9 Future Development Trends​

In the future, with the increasing global demand for green, lightweight, and high-performance materials in the marine industry, CFRT thermoplastic composite sheets will further expand their application scope. Material performance will continue to improve; the combination of new high-modulus fibers and high-performance thermoplastic resins will enhance fatigue resistance, impact resistance, and corrosion resistance. Manufacturing technology will become more intelligent and automated, achieving high-precision and high-efficiency production through digital design, automated fiber placement, and compression molding technologies. Modularization and recyclability will promote the full-life-cycle management of marine facilities, enhancing sustainability and economy.

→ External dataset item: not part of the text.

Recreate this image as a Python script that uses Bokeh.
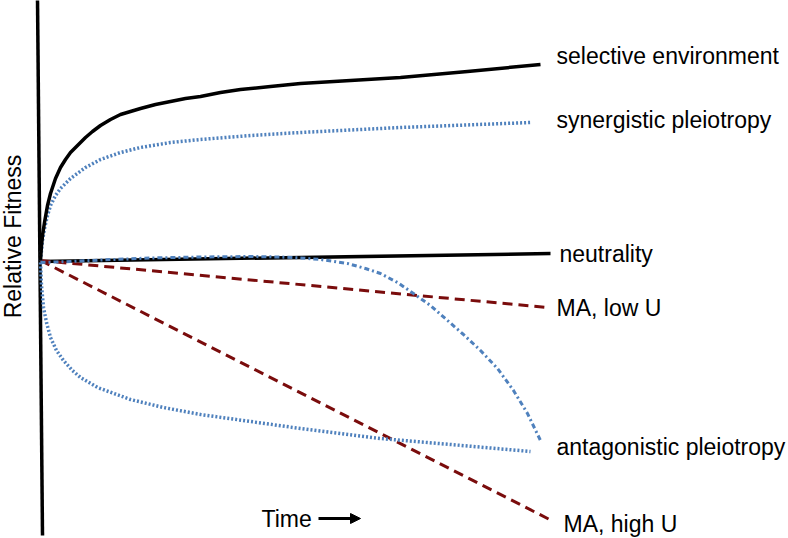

Meanwhile, the functional integration potential of CFRT materials will provide technical support for ship intelligence, marine energy platform monitoring, and self-healing systems, driving innovative development in the industry.​

10 Conclusion​

With unique properties such as high specific strength, lightweight, corrosion resistance, thermoplastic processability, and recyclability, CFRT thermoplastic composite sheets provide a new material solution for the marine and shipbuilding industry. Their applications in hull skins, decks, cabin structural components, and offshore platforms not only improve structural performance and durability but also reduce operational and maintenance costs. With the continuous optimization of material technology and processing processes, CFRT thermoplastic composite sheets will become an indispensable core material in the future marine and shipbuilding industry, providing solid support for the safe, efficient, and sustainable development of the global marine industry.